How do you make a witch? Sharon Bolton has some ideas,
and her latest novel is a wonderfully chilling tale of conspiracy and murder in a small northern town at the foot of Pendle Forest.
What’s it about?
‘I imagine that Patsy regained consciousness slowly, and that her first lucid thought was that she was struggling to breathe.’
1969. Lancashire. When three teenagers go missing, one after another, most of the local police force are keen to keep the local population calm. Maybe the teenagers were just unhappy at home? At least one of them was last seen near a railway terminal. Maybe the three of them even plotted to run away together?
New police constable and persistent outsider, Florence Lovelady, has other ideas, and these ideas gradually reveal that the local coffin maker, Larry Glassbrook, has been burying the teenagers while they were still alive…
In 1999, Florence, no longer young but still very much the outsider, returns to the small town of Sabden for Larry’s funeral, and is disturbed to find the old case seemingly re-opening around her as another teenager goes missing…
What’s it like?
Wonderfully chilling. Deliciously understated. Completely compelling.
Florence is an intriguing character, simultaneously anxious and excited by the troubling resurgence of her first significant investigation. The final third of the story is particularly engrossing as we unravel the true events of 1969 and begin to see another side to the serious, anxious police woman who found Patsy’s body.

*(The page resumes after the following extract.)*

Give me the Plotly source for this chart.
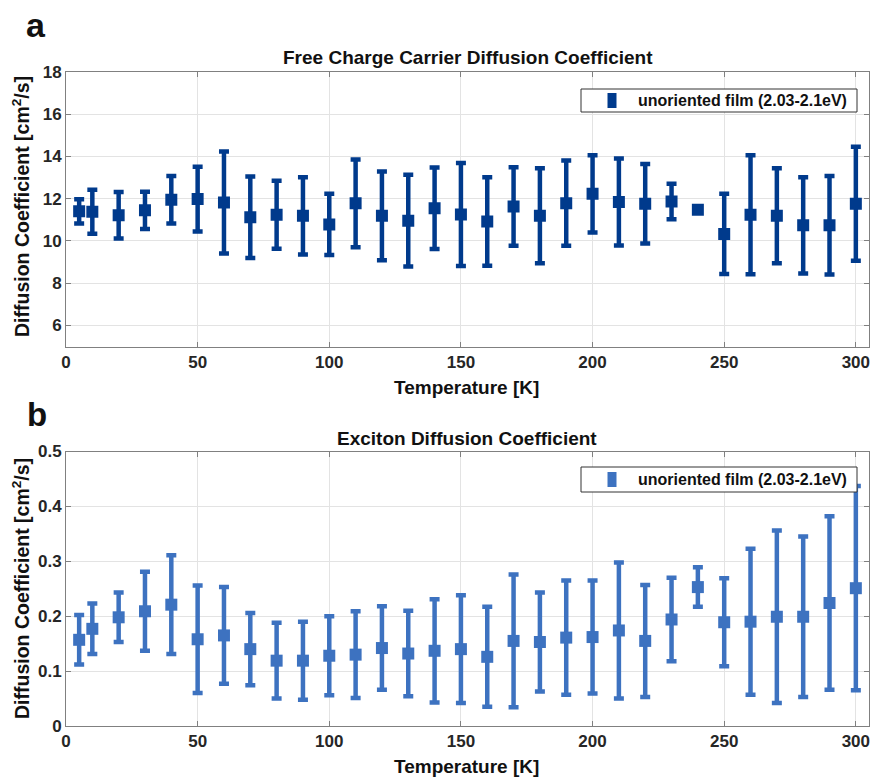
import plotly.graph_objects as go
from plotly.subplots import make_subplots

temperature = [5, 10, 20, 30, 40, 50, 60, 70, 80, 90, 100, 110, 120, 130, 140, 150,
               160, 170, 180, 190, 200, 210, 220, 230, 240, 250, 260, 270, 280, 290, 300]

free_carrier_D = [11.40, 11.38, 11.22, 11.45, 11.95, 11.98, 11.82, 11.12, 11.24, 11.19, 10.78,
                  11.78, 11.19, 10.96, 11.55, 11.25, 10.92, 11.63, 11.19, 11.79, 12.23, 11.84,
                  11.76, 11.87, 11.48, 10.33, 11.24, 11.19, 10.74, 10.74, 11.76]
free_carrier_err = [0.57, 1.04, 1.10, 0.88, 1.13, 1.53, 2.42, 1.93, 1.61, 1.83, 1.45,
                    2.08, 2.10, 2.17, 1.93, 2.44, 2.10, 1.86, 2.25, 2.02, 1.83, 2.06,
                    1.88, 0.84, 0.12, 1.90, 2.82, 2.25, 2.28, 2.33, 2.70]

exciton_D = [0.157, 0.177, 0.198, 0.209, 0.221, 0.158, 0.165, 0.140, 0.119, 0.119, 0.128,
             0.130, 0.142, 0.132, 0.137, 0.140, 0.126, 0.155, 0.153, 0.161, 0.162, 0.174,
             0.155, 0.194, 0.253, 0.189, 0.190, 0.199, 0.199, 0.224, 0.251]
exciton_err = [0.045, 0.046, 0.045, 0.072, 0.090, 0.098, 0.088, 0.066, 0.069, 0.071, 0.072,
               0.079, 0.076, 0.078, 0.094, 0.098, 0.091, 0.121, 0.090, 0.104, 0.103, 0.124,
               0.102, 0.076, 0.036, 0.080, 0.133, 0.157, 0.146, 0.158, 0.186]

series_name = "unoriented film (2.03-2.1eV)"
x_ticks = [0, 50, 100, 150, 200, 250, 300]
top_y_ticks = [6, 8, 10, 12, 14, 16, 18]
bottom_y_ticks = [0, 0.1, 0.2, 0.3, 0.4, 0.5]
bottom_y_ticktext = ["0", "0.1", "0.2", "0.3", "0.4", "0.5"]

dark_blue = "#003A8C"
light_blue = "#3D72C0"
FONT = "Liberation Sans, Arial, sans-serif"

W, H = 872, 778
L, R, T, B = 66, 3, 72, 52
pw = W - L - R
ph = H - T - B


def px_x(px):
    return (px - L) / pw


def px_y(py):
    return (H - B - py) / ph


fig = make_subplots(rows=2, cols=1, vertical_spacing=(452 - 347) / ph)

fig.add_trace(go.Scatter(
    x=temperature, y=free_carrier_D, mode="markers", name=series_name,
    marker=dict(symbol="square", size=12, color=dark_blue),
    error_y=dict(type="data", array=free_carrier_err, visible=True,
                 color=dark_blue, thickness=4.5, width=5),
    showlegend=False,
), row=1, col=1)

fig.add_trace(go.Scatter(
    x=temperature, y=exciton_D, mode="markers", name=series_name,
    marker=dict(symbol="square", size=12, color=light_blue),
    error_y=dict(type="data", array=exciton_err, visible=True,
                 color=light_blue, thickness=4.5, width=5),
    showlegend=False,
), row=2, col=1)

axis_common = dict(
    showline=True, linecolor="#808080", linewidth=1, mirror="ticks",
    ticks="inside", ticklen=5, tickcolor="#808080",
    showgrid=True, gridcolor="#E3E3E3", gridwidth=1, zeroline=False,
    tickfont=dict(family=FONT, size=17, color="#262626", weight="bold"),
)

fig.update_xaxes(range=[0, 305], tickvals=x_ticks, **axis_common)
fig.update_yaxes(range=[5, 18], tickvals=top_y_ticks, row=1, col=1, **axis_common)
fig.update_yaxes(range=[0, 0.5], tickvals=bottom_y_ticks, ticktext=bottom_y_ticktext,
                 row=2, col=1, **axis_common)

fig.update_layout(
    width=W, height=H,
    margin=dict(l=L, r=R, t=T, b=B),
    plot_bgcolor="white", paper_bgcolor="white",
    showlegend=False,
)

# legend boxes (drawn like the MATLAB legends)
for (box_top, box_bot, color) in [(89, 112, dark_blue), (467, 492, light_blue)]:
    fig.add_shape(type="rect", xref="paper", yref="paper",
                  x0=px_x(581), x1=px_x(857), y0=px_y(box_bot), y1=px_y(box_top),
                  line=dict(color="#333333", width=1), fillcolor="white", layer="above")
    cy = (box_top + box_bot) / 2
    fig.add_shape(type="rect", xref="paper", yref="paper",
                  x0=px_x(607.5), x1=px_x(616.5), y0=px_y(cy + 7.5), y1=px_y(cy - 7.5),
                  line=dict(width=0), fillcolor=color, layer="above")
    fig.add_annotation(text=series_name, x=px_x(849), y=px_y(cy), xref="paper", yref="paper",
                       xanchor="right", yanchor="middle", showarrow=False,
                       font=dict(family=FONT, size=16, color="#111111", weight="bold"))

ann_font = dict(family=FONT, color="#111111", weight="bold")
annotations = [
    dict(text="a", x=px_x(36), y=px_y(25), size=34),
    dict(text="b", x=px_x(37), y=px_y(415), size=33),
    dict(text="Free Charge Carrier Diffusion Coefficient", x=px_x(468), y=px_y(58), size=19),
    dict(text="Exciton Diffusion Coefficient", x=px_x(467), y=px_y(438), size=19),
    dict(text="Temperature [K]", x=px_x(466), y=px_y(388), size=19),
    dict(text="Temperature [K]", x=px_x(466), y=px_y(767), size=19),
]
for a in annotations:
    fig.add_annotation(text=a["text"], x=a["x"], y=a["y"], xref="paper", yref="paper",
                       xanchor="center", yanchor="middle", showarrow=False,
                       font=dict(size=a["size"], **ann_font))

for cy in (207, 589):
    fig.add_annotation(text="Diffusion Coefficient [cm<sup>2</sup>/s]", x=px_x(21), y=px_y(cy),
                       xref="paper", yref="paper", xanchor="center", yanchor="middle",
                       showarrow=False, textangle=-90,
                       font=dict(size=19.5, **ann_font))

fig.write_html("out.html", config={"displayModeBar": False},
               post_script="document.body.style.margin='0';")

Florence’s experiences as a young police woman working in 1969 are also an interesting insight into the entrenched sexism of the era, though Bolton states that she never set out to write an ‘issues’ book and the issues raised by the time period never detract attention from the creepiness of the plot. And my word, it is creepy. Voodoo dolls, missing body parts and children who get buried alive make for gripping reading, but it’s Bolton’s wonderfully factual prose that makes the experience so coldly compelling. For instance:
‘Patsy wasn’t wearing clothes. I knew it to be normal [in an autopsy], but couldn’t help feeling sad for her. She would have had a teenager’s extreme sensitivity about her body and could probably imagine little worse than lying naked in front of six men.’
Except, perhaps, being buried alive in a coffin…
Final thoughts
I thoroughly enjoyed reading ‘The Craftsman’, though the ending gave me slight pause (it’s quite wonderful…but also moves the story more firmly in a particular direction).
The discussion of Freemasons and covens gives the book a real sense of a community where no one can be trusted, and it’s certainly worth wondering why Florence appears to be the only bright spark in the police station.
Gothic and gripping, this is a delight that might just keep you up all night.